A practical impact of Section 219 may be to cause issuers (and their affiliates worldwide) to shore up existing compliance procedures to screen against the List of Specially Designated Nationals and Blocked Persons, which includes persons whose property is blocked pursuant to Executive Orders 13224 and 13382. Screening should occur before the issuer certifies its quarterly or annual reports to the SEC to take into account changes to business activities as well as any additions or other changes to lists of persons blocked under Executive Orders 13224 and 13382. Issuers that are screening on an annual or semi-annual basis should consider increasing the frequency of screening to quarterly. In addition, because the new law requires reporting for any “dealings,” issuers may want to consider whether screening should include employees, customers, suppliers/vendors, partners/agents, and any other entities (including financial institutions) involved in transactions with the issuer and all its affiliates.

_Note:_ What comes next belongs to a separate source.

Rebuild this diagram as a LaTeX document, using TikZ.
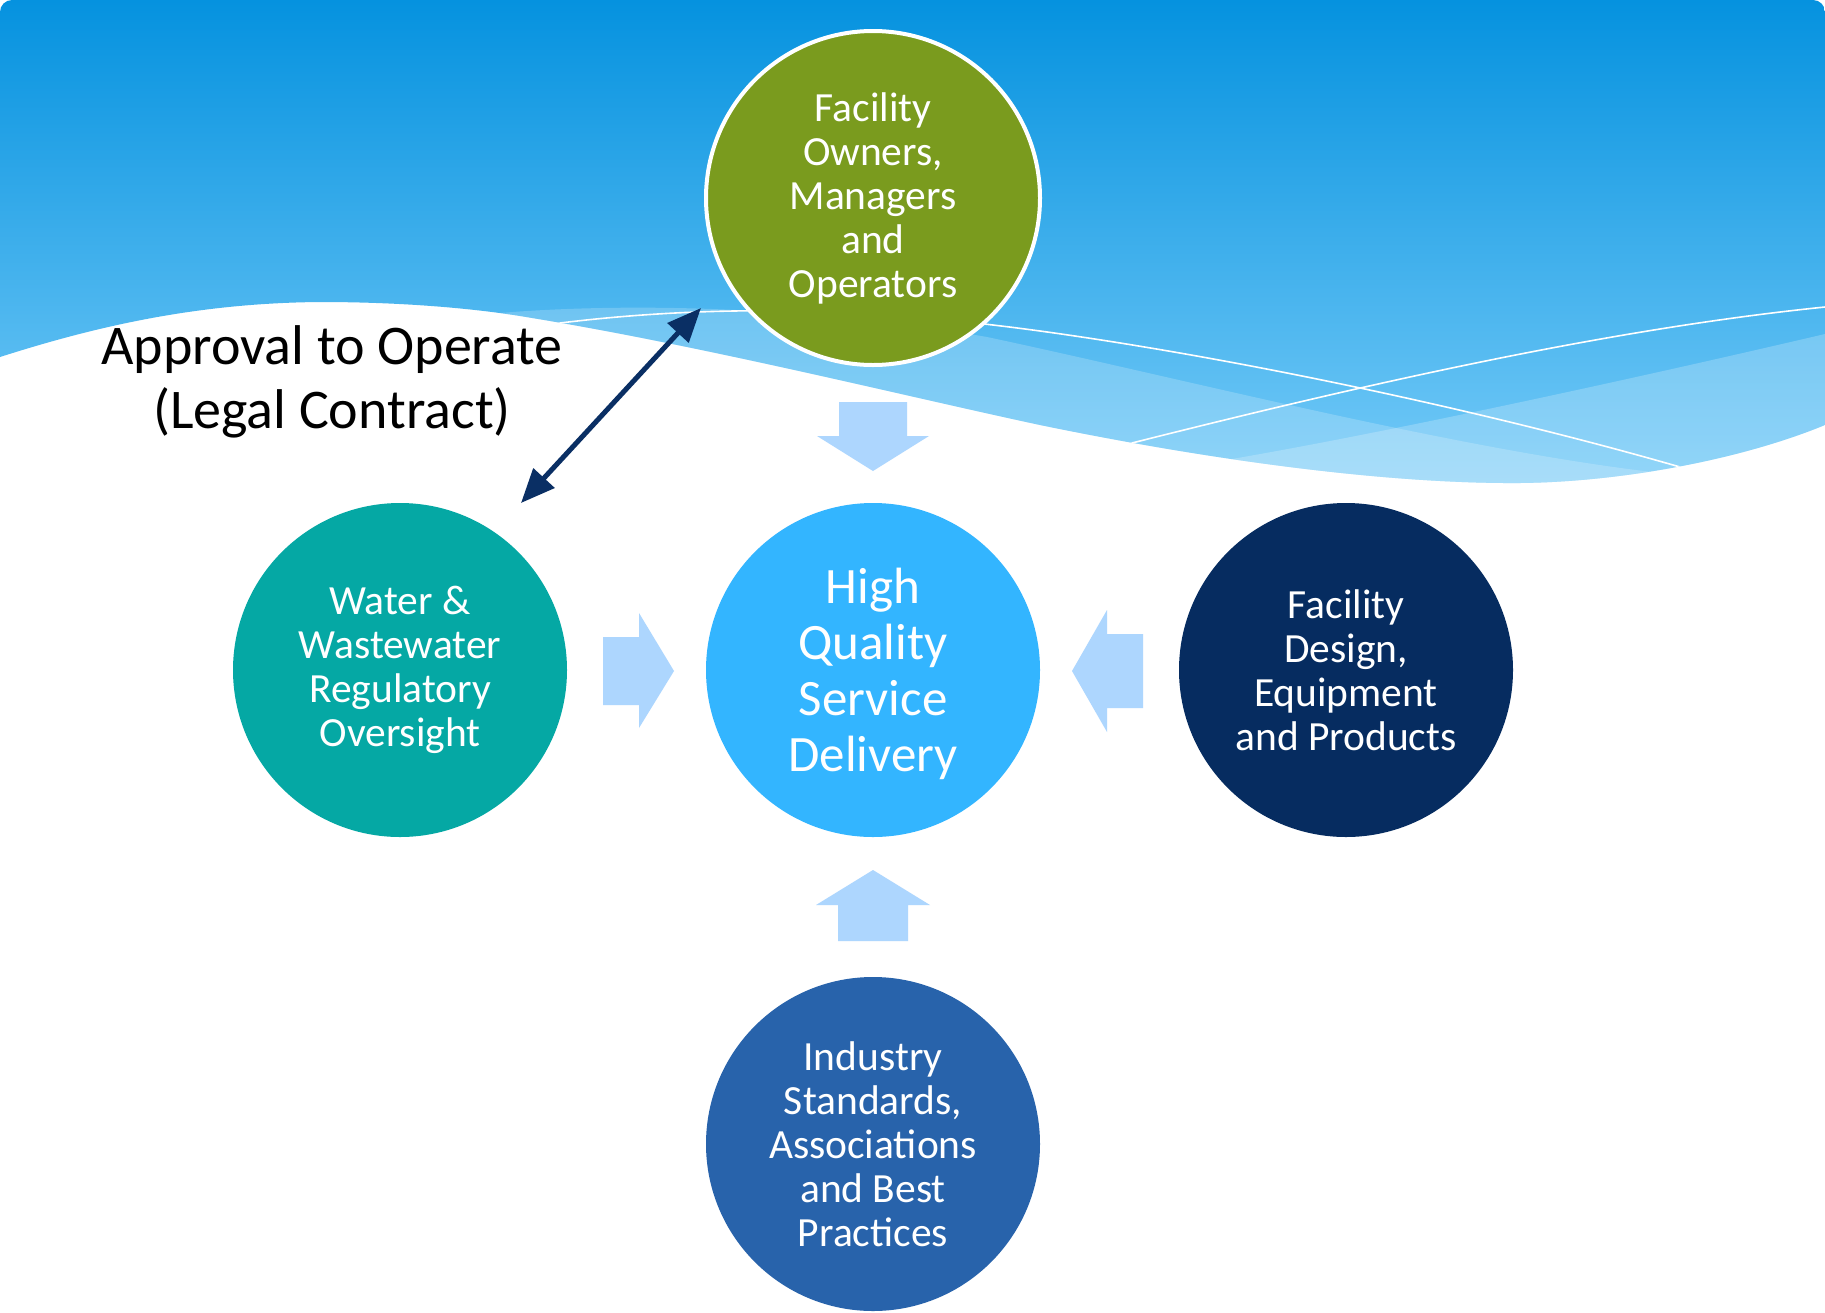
\documentclass[tikz,border=0pt]{standalone}
\usepackage{fontspec}
\setmainfont{Carlito}
\usetikzlibrary{arrows.meta}
\definecolor{cTop}{HTML}{0592DF}
\definecolor{cBot}{HTML}{76CBF8}
\definecolor{cOlive}{HTML}{7A9B1E}
\definecolor{cSky}{HTML}{33B5FF}
\definecolor{cTeal}{HTML}{05A8A4}
\definecolor{cNavy}{HTML}{062C60}
\definecolor{cRoyal}{HTML}{2863AB}
\definecolor{cArrow}{HTML}{ADD6FE}
\definecolor{cDark}{HTML}{0A2F64}
\begin{document}
\begin{tikzpicture}[x=1pt,y=-1pt,
  circ/.style={circle,inner sep=0pt,minimum size=334pt,text=white,align=center,
    font=\fontsize{41.5}{44}\selectfont},
  blockarr/.style={fill=cArrow},
  wline/.style={white,line width=1.6pt},
  legal/.style={cDark,line width=5pt,{Triangle[length=34pt,width=28pt]}-{Triangle[length=34pt,width=28pt]}},
]
\useasboundingbox (0,0) rectangle (1825,1312);
\fill[white] (0,0) rectangle (1825,1312);
% wave background
\begin{scope}
\clip (0,357) .. controls (100,325) and (200,303) .. (320,302)
  .. controls (400,302) and (470,308) .. (520,316)
  .. controls (700,345) and (900,395) .. (1040,425)
  .. controls (1200,458) and (1380,484) .. (1520,483)
  .. controls (1620,482) and (1740,460) .. (1825,425)
  [rounded corners=12pt] -- (1825,0) -- (0,0) [sharp corners] -- cycle;
\shade[top color=cTop,bottom color=cBot] (0,0) rectangle (1825,490);
\fill[white,opacity=.2] (470,340) -- (500,313) .. controls (620,303) and (800,305) .. (987,337)
  .. controls (1180,378) and (1450,448) .. (1652,472) -- (1700,600) -- (470,600) -- cycle;
\fill[white,opacity=.22] (1200,475) -- (1232,459) .. controls (1400,430) and (1650,375) .. (1825,334)
  -- (1830,334) -- (1830,600) -- (1200,600) -- cycle;
\draw[wline] (540,326) -- (560,323) .. controls (700,306) and (850,305) .. (1040,331)
  .. controls (1250,360) and (1500,415) .. (1680,467) -- (1700,474);
\draw[wline] (1110,449) -- (1132,443) .. controls (1350,388) and (1600,330) .. (1825,307);
\end{scope}
% circles
\node[circ,fill=cOlive,draw=white,line width=4pt] (own) at (873,198) {Facility\\Owners,\\Managers\\and\\Operators};
\node[circ,fill=cSky,font=\fontsize{51}{56}\selectfont] (hq) at (873,670) {\rule{0pt}{43pt}High\\Quality\\Service\\Delivery};
\node[circ,fill=cTeal] (reg) at (400,670) {Water \&\\Wastewater\\Regulatory\\Oversight};
\node[circ,fill=cNavy] (des) at (1346,670) {Facility\\Design,\\Equipment\\and Products};
\node[circ,fill=cRoyal] (ind) at (873,1144) {Industry\\Standards,\\Associations\\and Best\\Practices};
% block arrows
\fill[blockarr] (839,402) -- (907,402) -- (907,436) -- (929,436) -- (873,471) -- (817,436) -- (839,436) -- cycle;
\fill[blockarr] (838,941) -- (908,941) -- (908,905) -- (930,905) -- (873,870) -- (816,905) -- (838,905) -- cycle;
\fill[blockarr] (603,637) -- (639,637) -- (639,613) -- (674,671) -- (639,728) -- (639,705) -- (603,705) -- cycle;
\fill[blockarr] (1143,634) -- (1107,634) -- (1107,610) -- (1072,671) -- (1107,732) -- (1107,708) -- (1143,708) -- cycle;
% label and legal arrow
\node[font=\fontsize{56}{64}\selectfont,align=center] (lbl) at (332,382) {Approval to Operate\\(Legal Contract)};
\coordinate (p1) at (521,503);
\coordinate (p2) at (701,308);
\draw[legal] (p1) -- (p2);
\end{tikzpicture}
\end{document}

To the extent that an issuer or any one of its affiliates does not already have a screening program in place, the issuer will also want to consider implementing a screening program addressing the information necessary to make the certification. Because implementation of thorough screening measures often is time consuming, issuers should begin examining their compliance processes long before February 2013 to ensure that the measures are adequate to address the mandatory reporting requirements.